Decision Summary HPA No. 91-261
- HPA Number
- Building Name
- Luzon Apartment Building
- 2501 Pennsylvania Ave. NW
- Date of Order
HPA Number: 91-261
Case Name: In re 2501 Pennsylvania Avenue, N.W.
Location of Property: 2501 Pennsylvania Avenue, N.W., Square 14 lots 800 & 812
Date of Decision: May 11, 1992
Type of Case/Type of Permit Sought: Subdivision
Date of Case Summary: May 31, 2007
Summary of Decision:
Chatham Lake Associates (the “Applicant”) filed a request for subdivision to combine Lots 800 and 812 into one single lot. Lot 800, site of the Luzon Apartment Building, is a historical landmark listed on the D.C. Inventory of Historic Sites. The adjacent lot, Lot 812, was not a designated landmark, and was then improved with the remains of two demolished structures. The Mayor’s Agent granted the subdivision application, concluding that combining the two lots would put the non-landmark lot under the purview of the historic preservation standards applicable to development at the landmark site, which would therefore protect the landmark from “uncontrolled” development around it. The Mayor’s Agent further supported the subdivision because the Applicant agreed to make substantial repairs to the landmark once the lots were combined, including reconstructing a tower that would “enhance and strengthen the visual presence of the Luzon as it faces onto the corner,” according to testimony of the D.C. Preservation League that was noted by the Mayor’s Agent. Concluding that the arguments were not yet ripe for review, the Mayor’s Agent postponed answering the opposition’s arguments about the proposed development project, including whether the proposed plan of constructing a new, larger structure would subsume the landmark and be inconsistent with the purposes of the Act, reiterating that that the issue to be determined at this stage is merely one of subdivision to assemble the lots, not approval of a demolition or alteration permit concerning the overall project.
Mayor’s Agent – Procedural:
• The Applicant carries the burden of proof “[i]n all contested cases under the Districts’ [sic] Administrative Procedures Act. . . .”
• During its deliberations, the Mayor’s Agent is to give “great weight” to the concerns of the Advisory Neighborhood Commission, who in this case opposed the subdivision.
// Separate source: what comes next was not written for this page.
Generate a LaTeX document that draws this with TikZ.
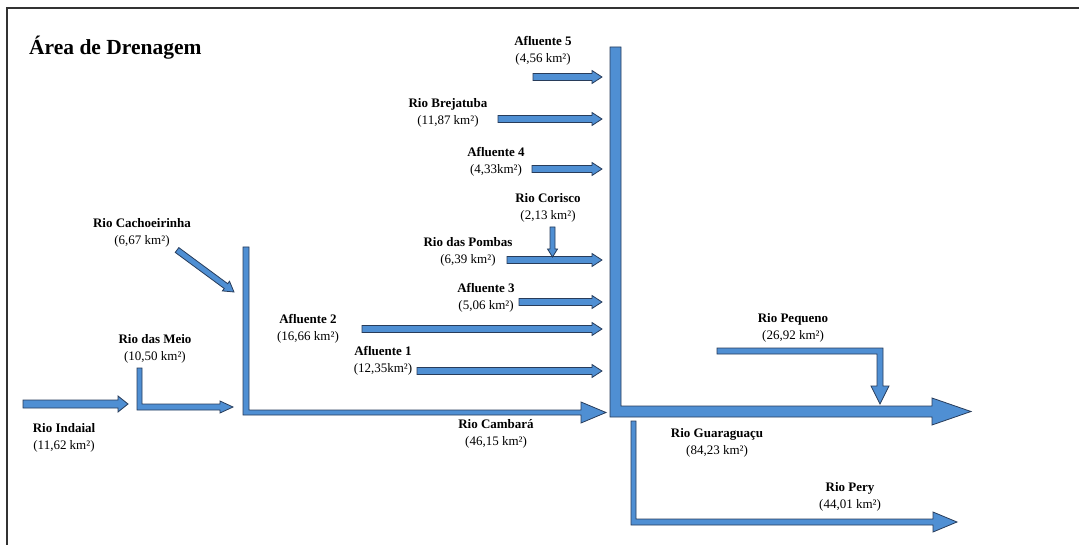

The Mayor’s Agent stated that this standard means that their concerns should be discussed “with particularity” in the written opinion.
• An opponent to the application for subdivision argued that the notice of hearing was defective because the notice was dated before the Historic Preservation Review Board (the “HPRB”) made its recommendation to the Mayor’s Agent, in violation of 10 DCMR 2509.7. However, “the Mayor may for good cause waive any of the provisions of these rules, if not otherwise prohibited by law.” Since no harm was shown as a result of this early notice, and the Mayor’s Agent would need to review the application no matter how the HPRB decided, so the Mayor’s Agent determined that the early notice was not defective.
Consistent with the Purposes of the Act:
Because the Luzon Apartment Building was then in use, the Applicants did not argue that their proposal was consistent with the purposes of the Act through encouraging the landmark’s adaptation for current use; rather, they argued that the subdivision was consistent with the purposes of the Act because their project would retain, enhance, and restore the landmark. The Mayor’s Agent agreed, noting that the concern at issue was “what will happen to the landmark if it is not assembled with the non-landmark lot.” Because the developers stated that they will restore the Luzon’s towers and make other restorations if the lots are combined, the Mayor’s Agent determined that the assembly of lots would thus retain, enhance, and restore the landmark (thus meeting the statutory standard for the purposes of the Act for historic landmarks under D.C. Code § 5-1001(b)(2)).
See HPA No. 99-405, orders of September 1, 1999 and April 29, 2005 for related history concerning this property.